Daniel Hudson (September 11, 8–7 win over the Braves at home). The same game—Hudson came in for the save in the top of the ninth with the Nats ahead 7 to 4. He got a strikeout from Duvall and a fly out from Markakis and needed one more out. Then Albies doubled, and Hudson gave up walks to Inciarte and Freeman, putting the tying run on base. Ozuna and d’Arnaud each singled, and the game was tied. Hudson finally got Swanson to ground out, but after the Nats failed to score in the bottom of the ninth, the game was headed to extra innings. (WPA –0.316)

Clutch hit:

Yadiel Hernandez (September 22, 8–7 win over the Phillies at home, second game of double header).

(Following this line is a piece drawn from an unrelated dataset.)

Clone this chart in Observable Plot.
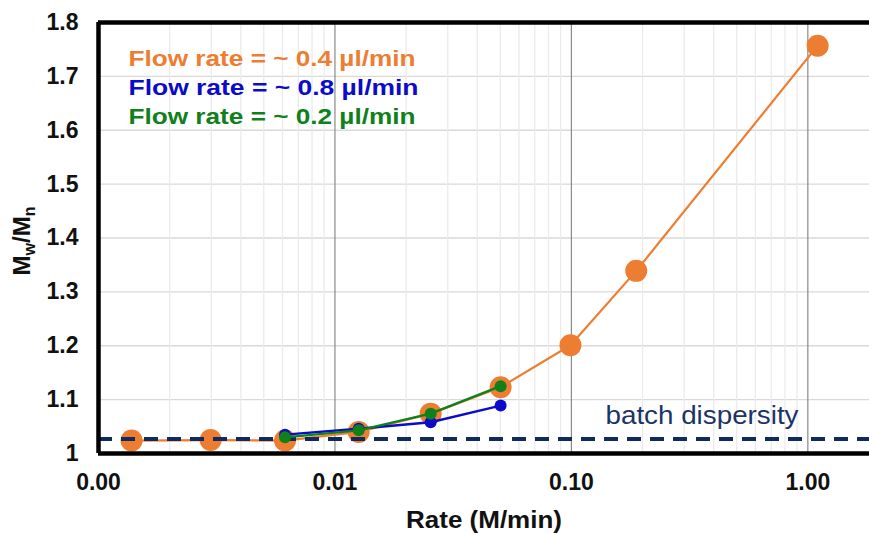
<!DOCTYPE html>
<html>
<head>
<meta charset="utf-8">
<script src="https://cdn.jsdelivr.net/npm/d3@7"></script>
<script src="https://cdn.jsdelivr.net/npm/@observablehq/plot@0.6"></script>
<style>
  body { margin: 0; background: #fff; }
  #chart svg { display: block; }
</style>
</head>
<body>
<div id="chart"></div>
<script>
// Polymer dispersity (Mw/Mn) versus monomer addition rate, three syringe flow rates
const rate04 = [0.00138, 0.00298, 0.00615, 0.0126, 0.0254, 0.0502, 0.0991, 0.188, 1.10];
const disp04 = [1.024, 1.025, 1.024, 1.040, 1.074, 1.123, 1.201, 1.339, 1.757];
const rate08 = [0.00615, 0.0126, 0.0254, 0.0502];
const disp08 = [1.035, 1.046, 1.058, 1.089];
const rate02 = [0.00615, 0.0126, 0.0254, 0.0502];
const disp02 = [1.030, 1.043, 1.074, 1.125];
const batchDispersity = 1.027;

const seriesLabels = ["Flow rate = ~ 0.4 µl/min", "Flow rate = ~ 0.8 µl/min", "Flow rate = ~ 0.2 µl/min"];
const seriesColors = ["#ED7D31", "#0B0BCB", "#10801A"];
const batchLabel = "batch dispersity";
const xLabel = "Rate (M/min)";
const yLabel = "Mw/Mn";

const xTicks = [0.001, 0.01, 0.1, 1];
const yTicks = [1, 1.1, 1.2, 1.3, 1.4, 1.5, 1.6, 1.7, 1.8];
const xMax = 1.823;

const rows = (xs, ys) => xs.map((x, i) => ({rate: x, disp: ys[i]}));
const s04 = rows(rate04, disp04);
const s08 = rows(rate08, disp08);
const s02 = rows(rate02, disp02);

// minor log gridlines (2..9 within each decade)
const minorGrid = [];
for (const d of xTicks) for (let k = 2; k <= 9; ++k) if (d * k <= xMax) minorGrid.push(d * k);

const font = "'Liberation Sans', Arial, Helvetica, sans-serif";

const chart = Plot.plot({
  width: 869,
  height: 533,
  marginLeft: 98,
  marginRight: 0,
  marginTop: 22,
  marginBottom: 80,
  style: {fontFamily: font, fontSize: "23px", fontWeight: "bold", color: "#111", background: "#fff"},
  x: {type: "log", domain: [0.001, xMax], ticks: xTicks, tickFormat: d3.format(".2f"), tickSize: 0, tickPadding: 20, label: null},
  y: {domain: [1, 1.8], ticks: yTicks, tickFormat: d => String(d), tickSize: 0, tickPadding: 20, label: null},
  marks: [
    Plot.ruleY(yTicks, {stroke: "#d9d9d9", strokeWidth: 1.3}),
    Plot.ruleX(minorGrid, {stroke: "#ebebeb", strokeWidth: 1.3}),
    Plot.ruleX(xTicks.slice(1), {stroke: "#8a8a8a", strokeWidth: 1.2}),

    Plot.line(s04, {x: "rate", y: "disp", stroke: seriesColors[0], strokeWidth: 2.2}),
    Plot.dot(s04, {x: "rate", y: "disp", r: 11, fill: seriesColors[0]}),

    Plot.ruleY([batchDispersity], {stroke: "#0E2A5E", strokeWidth: 4, strokeDasharray: "14,9"}),

    Plot.line(s08, {x: "rate", y: "disp", stroke: seriesColors[1], strokeWidth: 2.4}),
    Plot.dot(s08, {x: "rate", y: "disp", r: 6, fill: seriesColors[1]}),
    Plot.line(s02, {x: "rate", y: "disp", stroke: seriesColors[2], strokeWidth: 2.4}),
    Plot.dot(s02, {x: "rate", y: "disp", r: 6, fill: seriesColors[2]}),

    // frame: left, bottom and top borders
    Plot.ruleX([0.001], {stroke: "#000", strokeWidth: 4.5}),
    Plot.ruleY([1, 1.8], {stroke: "#000", strokeWidth: 4.5}),

    Plot.text([batchLabel], {
      y: [batchDispersity], text: d => d, frameAnchor: "right", textAnchor: "end", lineAnchor: "middle",
      dx: -71, dy: -23, fill: "#1B3468", fontSize: 25, fontWeight: "normal"
    }),
    ...seriesLabels.map((label, i) => Plot.text([label], {
      text: d => d, frameAnchor: "top-left", textAnchor: "start", lineAnchor: "middle",
      dx: 30, dy: 36.5 + i * 29, fill: seriesColors[i], fontSize: 22, fontWeight: "bold"
    })),
    Plot.text([xLabel], {
      text: d => d, frameAnchor: "bottom", textAnchor: "middle", lineAnchor: "middle", dy: 67,
      fontSize: 24, fontWeight: "bold", fill: "#111"
    }),
    Plot.text([yLabel], {
      text: d => d, frameAnchor: "left", textAnchor: "middle", lineAnchor: "middle", dx: -76, dy: 3, rotate: -90,
      fontSize: 24, fontWeight: "bold", fill: "#111"
    })
  ]
});

const texts = d3.select(chart).selectAll("text");

// y label with subscripts: M_w / M_n
texts.filter(function() { return this.textContent === yLabel; }).each(function() {
  const t = d3.select(this).text(null);
  t.append("tspan").text("M");
  t.append("tspan").attr("font-size", 16).attr("dy", 5).text("w");
  t.append("tspan").attr("dy", -5).text("/M");
  t.append("tspan").attr("font-size", 16).attr("dy", 5).text("n");
});

// wide-set annotation text
const widths = new Map([[seriesLabels[0], 287], [seriesLabels[1], 290], [seriesLabels[2], 287], [batchLabel, 193], [xLabel, 156]]);
texts.filter(function() { return widths.has(this.textContent); }).each(function() {
  d3.select(this).attr("textLength", widths.get(this.textContent)).attr("lengthAdjust", "spacingAndGlyphs");
});

document.getElementById("chart").append(chart);
</script>
</body>
</html>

At the end of 7 innings, the score was 6 to 6, and the game went to extra innings. In the top of the eighth, the Phillies scored their runner on a Nats throwing error on a sacrifice bunt attempt, putting the Phils ahead 7 to 6.  In the bottom of the inning, with one out and the runner on second, Hernandez pulled a pitch into the right-field bullpen for a walk-off win. (WPA 0.70) At age 32, Hernandez became the oldest player in history for whom his first MLB home run was a walk-off. A couple of other firsts (due to this year’s rule changes)—it was the Nats’ first eighth inning walk-off, and the first time a Nats DH hit a walk-off.


Victor Robles (September 12, 2–1 loss to the Braves at home). It was the bottom of the ninth, the bases were loaded, there were two outs, and the Nats were trailing to 2 to 1. Robles hit the first pitch from Braves closer Mark Melancon and flied out to deep right field (WPA –0.282).